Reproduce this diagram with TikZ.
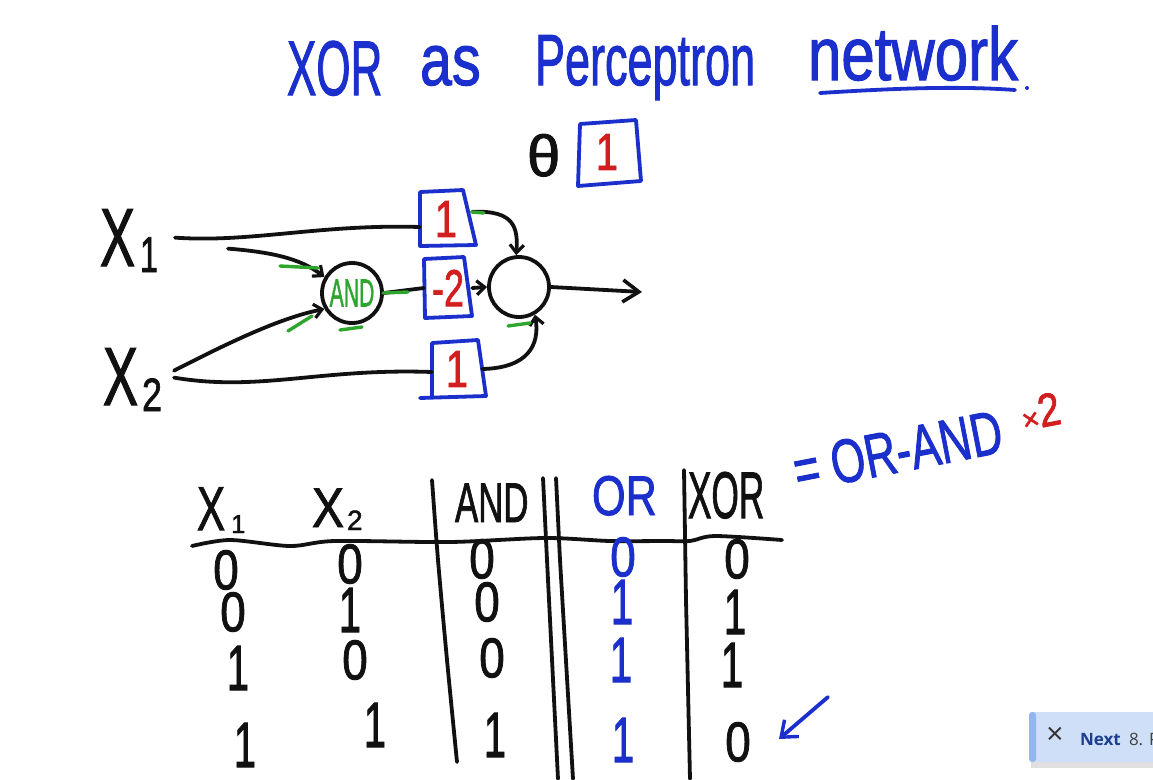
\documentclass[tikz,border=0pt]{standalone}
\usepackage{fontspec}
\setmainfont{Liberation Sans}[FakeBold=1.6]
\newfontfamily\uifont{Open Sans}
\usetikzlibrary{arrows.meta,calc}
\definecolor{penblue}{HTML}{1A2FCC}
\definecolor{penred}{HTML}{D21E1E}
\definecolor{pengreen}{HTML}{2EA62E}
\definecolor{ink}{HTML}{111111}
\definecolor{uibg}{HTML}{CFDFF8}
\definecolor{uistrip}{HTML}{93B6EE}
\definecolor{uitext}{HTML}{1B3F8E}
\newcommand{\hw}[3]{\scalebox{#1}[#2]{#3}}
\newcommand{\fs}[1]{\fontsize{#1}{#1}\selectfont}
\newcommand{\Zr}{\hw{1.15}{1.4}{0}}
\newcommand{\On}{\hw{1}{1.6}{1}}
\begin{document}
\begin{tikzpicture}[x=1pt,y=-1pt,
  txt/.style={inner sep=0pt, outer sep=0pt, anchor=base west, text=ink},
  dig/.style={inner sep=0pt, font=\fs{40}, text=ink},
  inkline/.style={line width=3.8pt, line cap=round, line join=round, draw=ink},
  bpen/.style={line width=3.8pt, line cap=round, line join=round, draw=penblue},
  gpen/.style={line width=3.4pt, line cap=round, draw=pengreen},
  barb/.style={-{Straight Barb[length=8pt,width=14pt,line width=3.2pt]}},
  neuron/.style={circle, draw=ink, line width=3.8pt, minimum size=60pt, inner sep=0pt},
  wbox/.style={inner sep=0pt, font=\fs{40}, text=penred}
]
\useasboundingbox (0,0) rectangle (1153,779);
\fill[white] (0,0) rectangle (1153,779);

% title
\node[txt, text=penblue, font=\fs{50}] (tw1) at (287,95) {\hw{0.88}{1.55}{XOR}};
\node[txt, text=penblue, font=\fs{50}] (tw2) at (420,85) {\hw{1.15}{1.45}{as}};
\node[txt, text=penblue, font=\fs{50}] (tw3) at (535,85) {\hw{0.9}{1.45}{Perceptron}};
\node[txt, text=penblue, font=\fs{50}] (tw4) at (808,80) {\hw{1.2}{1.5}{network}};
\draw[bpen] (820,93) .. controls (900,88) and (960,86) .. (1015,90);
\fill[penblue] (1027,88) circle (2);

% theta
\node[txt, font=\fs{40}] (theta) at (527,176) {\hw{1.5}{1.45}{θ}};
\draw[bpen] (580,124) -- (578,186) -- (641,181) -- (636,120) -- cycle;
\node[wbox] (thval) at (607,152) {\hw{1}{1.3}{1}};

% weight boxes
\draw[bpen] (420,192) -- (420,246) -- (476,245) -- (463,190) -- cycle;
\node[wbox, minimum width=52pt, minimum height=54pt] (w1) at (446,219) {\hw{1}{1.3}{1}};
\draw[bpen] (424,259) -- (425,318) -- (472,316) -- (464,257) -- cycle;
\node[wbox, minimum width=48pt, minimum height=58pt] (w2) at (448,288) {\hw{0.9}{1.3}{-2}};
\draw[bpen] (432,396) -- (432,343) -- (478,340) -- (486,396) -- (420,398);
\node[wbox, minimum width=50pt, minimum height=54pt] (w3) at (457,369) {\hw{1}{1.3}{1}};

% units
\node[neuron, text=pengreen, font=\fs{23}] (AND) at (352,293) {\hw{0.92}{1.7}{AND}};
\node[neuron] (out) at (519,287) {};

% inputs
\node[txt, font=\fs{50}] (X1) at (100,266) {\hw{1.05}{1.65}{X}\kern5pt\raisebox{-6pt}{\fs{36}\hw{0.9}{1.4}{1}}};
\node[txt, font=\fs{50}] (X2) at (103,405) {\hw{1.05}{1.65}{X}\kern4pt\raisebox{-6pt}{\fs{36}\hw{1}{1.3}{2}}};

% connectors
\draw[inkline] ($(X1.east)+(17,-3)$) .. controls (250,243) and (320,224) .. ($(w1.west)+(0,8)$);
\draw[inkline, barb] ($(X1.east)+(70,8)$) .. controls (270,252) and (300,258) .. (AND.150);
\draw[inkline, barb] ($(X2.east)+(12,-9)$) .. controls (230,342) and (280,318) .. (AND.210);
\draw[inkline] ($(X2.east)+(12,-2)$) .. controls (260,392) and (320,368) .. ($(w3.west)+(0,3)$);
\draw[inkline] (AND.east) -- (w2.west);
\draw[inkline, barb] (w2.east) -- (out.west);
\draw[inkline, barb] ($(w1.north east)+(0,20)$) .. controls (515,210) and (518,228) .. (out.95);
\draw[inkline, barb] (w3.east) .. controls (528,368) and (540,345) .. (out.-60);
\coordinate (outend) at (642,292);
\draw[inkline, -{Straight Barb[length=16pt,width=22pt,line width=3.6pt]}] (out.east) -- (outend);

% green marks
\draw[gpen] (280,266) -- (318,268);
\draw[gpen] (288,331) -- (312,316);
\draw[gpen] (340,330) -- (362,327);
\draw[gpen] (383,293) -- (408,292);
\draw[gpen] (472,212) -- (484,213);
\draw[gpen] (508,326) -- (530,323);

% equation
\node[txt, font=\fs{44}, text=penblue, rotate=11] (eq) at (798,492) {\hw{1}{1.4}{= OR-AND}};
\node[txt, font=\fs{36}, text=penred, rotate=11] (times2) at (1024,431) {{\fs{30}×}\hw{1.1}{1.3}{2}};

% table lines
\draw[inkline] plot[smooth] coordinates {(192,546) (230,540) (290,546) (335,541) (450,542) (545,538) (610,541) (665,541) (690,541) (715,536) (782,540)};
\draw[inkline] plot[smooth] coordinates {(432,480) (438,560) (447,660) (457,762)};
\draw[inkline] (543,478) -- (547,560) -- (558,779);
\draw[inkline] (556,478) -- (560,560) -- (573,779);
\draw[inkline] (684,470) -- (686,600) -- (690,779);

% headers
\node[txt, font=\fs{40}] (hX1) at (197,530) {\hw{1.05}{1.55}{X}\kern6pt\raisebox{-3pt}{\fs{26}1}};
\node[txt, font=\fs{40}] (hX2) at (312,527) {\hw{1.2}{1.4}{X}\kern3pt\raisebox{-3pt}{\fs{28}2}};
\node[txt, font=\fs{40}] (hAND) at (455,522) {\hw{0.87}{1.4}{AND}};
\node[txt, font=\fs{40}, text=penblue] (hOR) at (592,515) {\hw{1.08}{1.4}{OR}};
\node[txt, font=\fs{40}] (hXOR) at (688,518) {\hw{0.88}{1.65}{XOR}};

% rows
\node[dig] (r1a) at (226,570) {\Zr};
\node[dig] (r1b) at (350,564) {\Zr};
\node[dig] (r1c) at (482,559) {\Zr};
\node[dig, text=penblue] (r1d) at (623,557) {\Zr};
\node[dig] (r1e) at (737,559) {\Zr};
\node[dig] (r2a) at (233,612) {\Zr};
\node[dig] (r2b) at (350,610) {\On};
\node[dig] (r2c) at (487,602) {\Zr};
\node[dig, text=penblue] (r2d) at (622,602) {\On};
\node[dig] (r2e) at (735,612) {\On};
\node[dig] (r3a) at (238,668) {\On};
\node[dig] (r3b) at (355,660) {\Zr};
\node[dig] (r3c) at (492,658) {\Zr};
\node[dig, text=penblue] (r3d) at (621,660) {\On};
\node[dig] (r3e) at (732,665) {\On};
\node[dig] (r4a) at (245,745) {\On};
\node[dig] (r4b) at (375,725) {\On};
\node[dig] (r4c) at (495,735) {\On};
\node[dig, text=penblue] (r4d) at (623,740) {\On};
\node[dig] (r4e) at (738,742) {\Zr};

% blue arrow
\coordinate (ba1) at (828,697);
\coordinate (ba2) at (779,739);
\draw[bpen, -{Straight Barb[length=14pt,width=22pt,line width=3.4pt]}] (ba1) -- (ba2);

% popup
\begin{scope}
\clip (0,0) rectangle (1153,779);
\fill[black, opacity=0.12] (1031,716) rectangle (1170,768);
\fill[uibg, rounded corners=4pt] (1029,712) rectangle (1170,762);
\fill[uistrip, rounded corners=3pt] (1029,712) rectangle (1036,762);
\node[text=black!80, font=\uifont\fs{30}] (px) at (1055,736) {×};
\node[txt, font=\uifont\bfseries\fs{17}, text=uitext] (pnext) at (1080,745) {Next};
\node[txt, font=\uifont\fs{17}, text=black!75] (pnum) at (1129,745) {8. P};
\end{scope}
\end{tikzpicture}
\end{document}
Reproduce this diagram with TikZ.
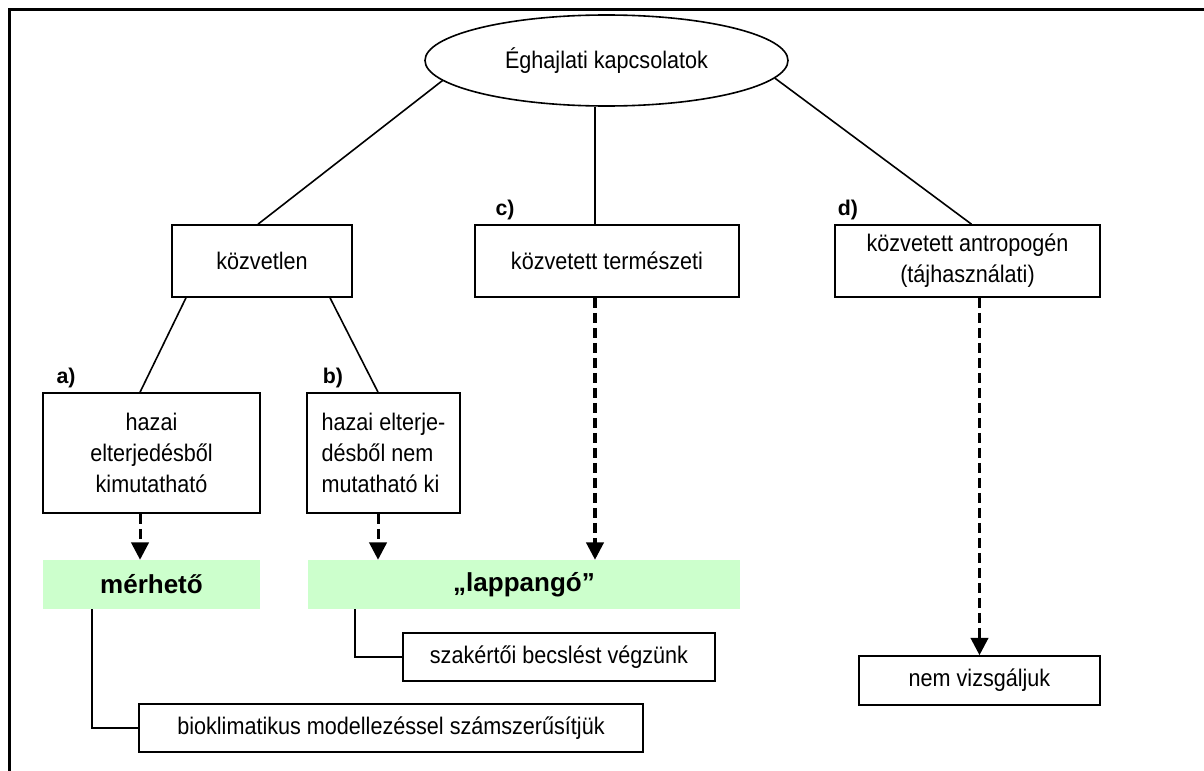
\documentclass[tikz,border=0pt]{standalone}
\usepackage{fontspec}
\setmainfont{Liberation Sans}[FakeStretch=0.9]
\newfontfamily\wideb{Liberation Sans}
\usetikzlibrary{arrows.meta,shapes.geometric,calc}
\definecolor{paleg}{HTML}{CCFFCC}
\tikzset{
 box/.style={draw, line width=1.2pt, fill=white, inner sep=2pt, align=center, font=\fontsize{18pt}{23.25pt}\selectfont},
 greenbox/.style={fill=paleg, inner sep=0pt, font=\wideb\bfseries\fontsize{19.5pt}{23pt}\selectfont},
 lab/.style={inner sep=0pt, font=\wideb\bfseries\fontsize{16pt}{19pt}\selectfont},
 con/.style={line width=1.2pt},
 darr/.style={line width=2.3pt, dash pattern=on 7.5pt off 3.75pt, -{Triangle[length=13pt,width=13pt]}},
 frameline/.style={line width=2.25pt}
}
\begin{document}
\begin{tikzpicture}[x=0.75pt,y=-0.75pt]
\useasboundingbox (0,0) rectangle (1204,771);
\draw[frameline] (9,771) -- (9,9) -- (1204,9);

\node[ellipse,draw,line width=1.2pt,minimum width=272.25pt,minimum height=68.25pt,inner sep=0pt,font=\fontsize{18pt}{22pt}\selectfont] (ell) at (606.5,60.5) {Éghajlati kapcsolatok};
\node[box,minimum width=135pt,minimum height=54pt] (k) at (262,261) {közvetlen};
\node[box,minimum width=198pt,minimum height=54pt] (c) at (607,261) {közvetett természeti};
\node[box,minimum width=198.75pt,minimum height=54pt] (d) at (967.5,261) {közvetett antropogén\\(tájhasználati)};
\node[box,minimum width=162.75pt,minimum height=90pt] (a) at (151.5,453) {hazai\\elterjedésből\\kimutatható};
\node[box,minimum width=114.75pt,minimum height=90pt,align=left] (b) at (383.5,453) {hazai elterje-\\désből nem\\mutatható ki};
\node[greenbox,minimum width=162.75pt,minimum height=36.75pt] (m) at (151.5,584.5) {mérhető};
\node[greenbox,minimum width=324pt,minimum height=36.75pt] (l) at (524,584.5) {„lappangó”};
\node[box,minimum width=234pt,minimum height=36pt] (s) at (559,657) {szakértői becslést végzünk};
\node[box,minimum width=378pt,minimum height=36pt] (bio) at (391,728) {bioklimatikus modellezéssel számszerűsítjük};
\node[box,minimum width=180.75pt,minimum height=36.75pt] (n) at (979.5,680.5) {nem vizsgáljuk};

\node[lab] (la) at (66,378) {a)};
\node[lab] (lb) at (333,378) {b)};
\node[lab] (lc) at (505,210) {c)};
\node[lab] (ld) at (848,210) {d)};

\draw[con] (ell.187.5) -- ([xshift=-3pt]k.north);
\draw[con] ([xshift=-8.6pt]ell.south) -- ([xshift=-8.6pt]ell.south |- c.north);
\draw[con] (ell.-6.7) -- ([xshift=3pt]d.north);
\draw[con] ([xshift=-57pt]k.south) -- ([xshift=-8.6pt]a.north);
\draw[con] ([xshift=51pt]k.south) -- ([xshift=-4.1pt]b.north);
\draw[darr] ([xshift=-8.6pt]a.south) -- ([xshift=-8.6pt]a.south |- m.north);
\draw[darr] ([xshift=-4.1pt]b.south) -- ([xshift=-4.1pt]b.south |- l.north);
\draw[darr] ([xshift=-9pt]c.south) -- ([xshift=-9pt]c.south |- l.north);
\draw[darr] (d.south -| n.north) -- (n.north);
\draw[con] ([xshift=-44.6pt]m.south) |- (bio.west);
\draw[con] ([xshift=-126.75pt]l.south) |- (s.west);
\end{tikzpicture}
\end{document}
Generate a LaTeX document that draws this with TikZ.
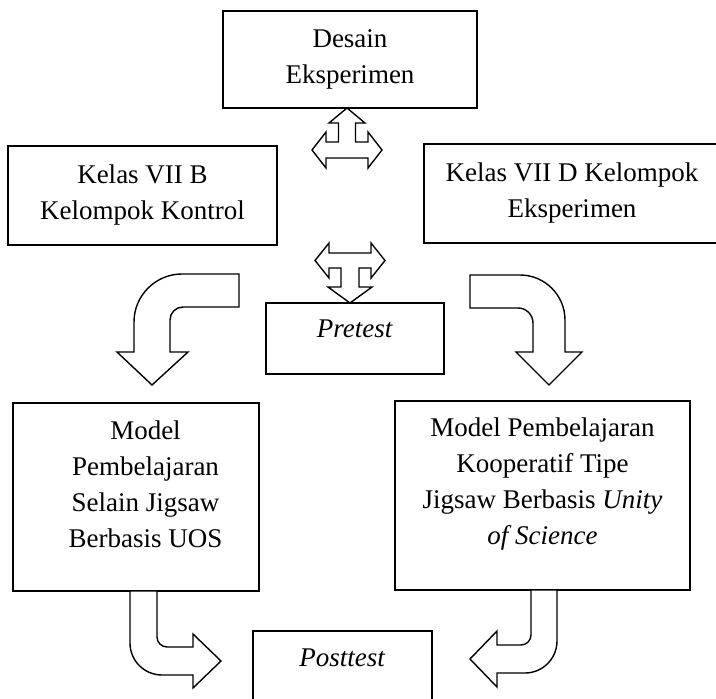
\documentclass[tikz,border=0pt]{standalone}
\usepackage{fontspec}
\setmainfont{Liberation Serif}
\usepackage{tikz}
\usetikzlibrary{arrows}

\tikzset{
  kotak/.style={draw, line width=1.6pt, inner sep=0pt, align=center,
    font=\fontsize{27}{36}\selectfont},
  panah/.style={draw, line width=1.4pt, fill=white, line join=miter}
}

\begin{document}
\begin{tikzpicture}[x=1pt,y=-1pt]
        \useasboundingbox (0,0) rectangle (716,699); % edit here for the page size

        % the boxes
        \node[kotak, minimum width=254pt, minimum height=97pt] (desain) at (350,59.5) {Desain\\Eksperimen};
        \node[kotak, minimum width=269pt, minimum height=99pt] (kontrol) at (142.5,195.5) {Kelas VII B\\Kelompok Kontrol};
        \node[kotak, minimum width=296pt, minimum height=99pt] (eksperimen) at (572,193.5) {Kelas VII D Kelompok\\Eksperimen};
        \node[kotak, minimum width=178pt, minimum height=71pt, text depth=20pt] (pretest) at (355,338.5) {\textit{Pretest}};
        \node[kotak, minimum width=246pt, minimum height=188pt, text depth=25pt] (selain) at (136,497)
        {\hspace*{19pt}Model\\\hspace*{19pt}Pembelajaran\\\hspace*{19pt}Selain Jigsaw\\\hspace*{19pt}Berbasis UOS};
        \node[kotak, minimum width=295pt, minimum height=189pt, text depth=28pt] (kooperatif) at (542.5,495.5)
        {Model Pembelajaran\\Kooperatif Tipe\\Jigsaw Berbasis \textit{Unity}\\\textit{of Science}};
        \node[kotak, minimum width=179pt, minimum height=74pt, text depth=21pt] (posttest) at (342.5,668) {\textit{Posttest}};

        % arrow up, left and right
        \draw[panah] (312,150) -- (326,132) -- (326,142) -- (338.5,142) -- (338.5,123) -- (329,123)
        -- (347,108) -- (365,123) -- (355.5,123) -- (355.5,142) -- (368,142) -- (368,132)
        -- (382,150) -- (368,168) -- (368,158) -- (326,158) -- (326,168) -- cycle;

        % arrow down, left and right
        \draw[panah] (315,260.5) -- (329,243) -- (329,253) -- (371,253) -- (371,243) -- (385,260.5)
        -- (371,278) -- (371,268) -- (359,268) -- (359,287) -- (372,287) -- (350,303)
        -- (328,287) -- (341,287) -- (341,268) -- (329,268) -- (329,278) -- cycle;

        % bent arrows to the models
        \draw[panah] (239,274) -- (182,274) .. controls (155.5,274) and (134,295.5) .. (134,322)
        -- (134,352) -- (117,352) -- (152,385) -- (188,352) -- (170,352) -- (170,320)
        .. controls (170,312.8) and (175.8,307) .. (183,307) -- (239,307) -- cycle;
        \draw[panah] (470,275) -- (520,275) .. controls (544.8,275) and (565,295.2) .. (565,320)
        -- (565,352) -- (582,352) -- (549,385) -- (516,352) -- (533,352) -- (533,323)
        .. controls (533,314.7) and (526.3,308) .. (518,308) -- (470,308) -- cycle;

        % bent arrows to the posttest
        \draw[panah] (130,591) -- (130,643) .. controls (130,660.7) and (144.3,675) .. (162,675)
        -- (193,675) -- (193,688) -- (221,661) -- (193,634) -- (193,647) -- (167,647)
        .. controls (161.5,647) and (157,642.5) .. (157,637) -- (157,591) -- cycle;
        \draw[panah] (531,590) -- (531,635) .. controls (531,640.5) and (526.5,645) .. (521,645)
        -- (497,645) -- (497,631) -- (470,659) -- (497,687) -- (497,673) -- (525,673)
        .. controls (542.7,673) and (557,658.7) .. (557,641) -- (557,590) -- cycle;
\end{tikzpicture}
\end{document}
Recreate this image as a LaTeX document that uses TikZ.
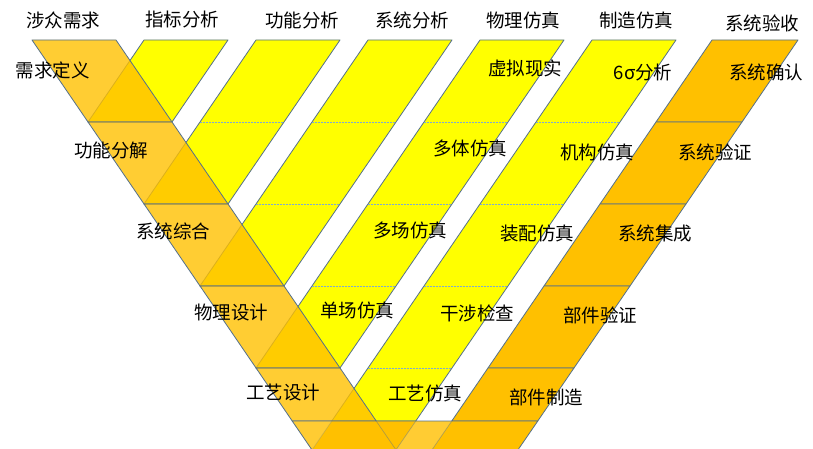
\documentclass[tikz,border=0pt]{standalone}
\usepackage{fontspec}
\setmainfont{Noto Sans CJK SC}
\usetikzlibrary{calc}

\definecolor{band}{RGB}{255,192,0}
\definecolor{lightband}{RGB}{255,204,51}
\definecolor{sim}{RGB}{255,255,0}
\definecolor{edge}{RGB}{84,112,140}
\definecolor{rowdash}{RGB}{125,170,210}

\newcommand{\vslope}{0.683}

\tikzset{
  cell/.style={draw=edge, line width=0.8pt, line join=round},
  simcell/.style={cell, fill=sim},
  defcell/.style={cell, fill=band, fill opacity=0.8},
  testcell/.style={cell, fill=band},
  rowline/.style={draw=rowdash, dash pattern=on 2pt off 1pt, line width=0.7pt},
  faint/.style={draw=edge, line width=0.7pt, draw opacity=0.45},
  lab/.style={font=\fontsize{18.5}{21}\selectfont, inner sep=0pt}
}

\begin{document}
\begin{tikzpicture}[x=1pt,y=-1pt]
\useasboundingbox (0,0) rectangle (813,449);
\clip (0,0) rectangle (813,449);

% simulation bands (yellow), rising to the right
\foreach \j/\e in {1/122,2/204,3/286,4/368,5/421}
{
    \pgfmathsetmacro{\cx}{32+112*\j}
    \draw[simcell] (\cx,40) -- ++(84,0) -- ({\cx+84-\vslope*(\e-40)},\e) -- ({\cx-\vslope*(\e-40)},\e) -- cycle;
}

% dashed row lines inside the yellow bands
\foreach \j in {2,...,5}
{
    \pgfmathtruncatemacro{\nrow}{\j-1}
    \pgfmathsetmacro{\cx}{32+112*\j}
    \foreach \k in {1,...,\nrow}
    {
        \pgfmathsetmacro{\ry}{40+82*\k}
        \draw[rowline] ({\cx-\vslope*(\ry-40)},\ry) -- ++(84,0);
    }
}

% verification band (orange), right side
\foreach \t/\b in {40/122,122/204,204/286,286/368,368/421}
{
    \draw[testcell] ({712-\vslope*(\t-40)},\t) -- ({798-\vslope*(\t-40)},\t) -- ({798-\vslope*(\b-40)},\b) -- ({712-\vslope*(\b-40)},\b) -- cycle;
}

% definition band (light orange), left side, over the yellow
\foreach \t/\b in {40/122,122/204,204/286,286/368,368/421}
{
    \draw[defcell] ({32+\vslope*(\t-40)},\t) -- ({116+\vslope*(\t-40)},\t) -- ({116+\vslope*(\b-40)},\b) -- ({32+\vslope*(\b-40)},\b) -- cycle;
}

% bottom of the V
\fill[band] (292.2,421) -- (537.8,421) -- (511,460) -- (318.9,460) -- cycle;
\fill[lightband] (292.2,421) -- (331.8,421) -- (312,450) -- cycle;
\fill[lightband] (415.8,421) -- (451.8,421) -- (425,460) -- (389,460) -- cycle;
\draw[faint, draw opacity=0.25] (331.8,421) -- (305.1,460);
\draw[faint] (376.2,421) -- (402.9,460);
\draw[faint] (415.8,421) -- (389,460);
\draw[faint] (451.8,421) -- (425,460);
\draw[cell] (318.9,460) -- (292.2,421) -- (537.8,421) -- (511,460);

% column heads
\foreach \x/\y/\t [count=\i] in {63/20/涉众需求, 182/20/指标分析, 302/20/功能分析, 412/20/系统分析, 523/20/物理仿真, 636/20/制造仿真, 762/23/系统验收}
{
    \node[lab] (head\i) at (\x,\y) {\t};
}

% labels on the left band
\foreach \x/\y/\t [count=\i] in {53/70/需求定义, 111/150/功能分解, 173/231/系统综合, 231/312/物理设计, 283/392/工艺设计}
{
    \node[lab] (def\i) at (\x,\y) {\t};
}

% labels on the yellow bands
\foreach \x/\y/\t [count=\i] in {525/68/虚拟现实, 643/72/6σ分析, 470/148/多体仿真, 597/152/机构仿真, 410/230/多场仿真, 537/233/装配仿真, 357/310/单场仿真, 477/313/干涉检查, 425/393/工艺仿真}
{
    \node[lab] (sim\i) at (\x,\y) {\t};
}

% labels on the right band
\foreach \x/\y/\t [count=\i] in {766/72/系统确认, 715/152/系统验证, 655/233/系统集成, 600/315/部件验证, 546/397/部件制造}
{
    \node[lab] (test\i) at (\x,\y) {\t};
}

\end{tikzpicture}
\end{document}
--------------------------------
> [Exercise instructions]:
Your copy should hold only the lines from the one containing "Generate a LaTeX" through the one containing "the page size", word for word, with no pictures.

> [Exercise response]:
Generate a LaTeX document that draws this with TikZ.
\documentclass[tikz,border=0pt]{standalone}
\usepackage{fontspec}
\setmainfont{Liberation Serif}
\usepackage{tikz}
\usetikzlibrary{arrows}

\tikzset{
  kotak/.style={draw, line width=1.6pt, inner sep=0pt, align=center,
    font=\fontsize{27}{36}\selectfont},
  panah/.style={draw, line width=1.4pt, fill=white, line join=miter}
}

\begin{document}
\begin{tikzpicture}[x=1pt,y=-1pt]
        \useasboundingbox (0,0) rectangle (716,699); % edit here for the page size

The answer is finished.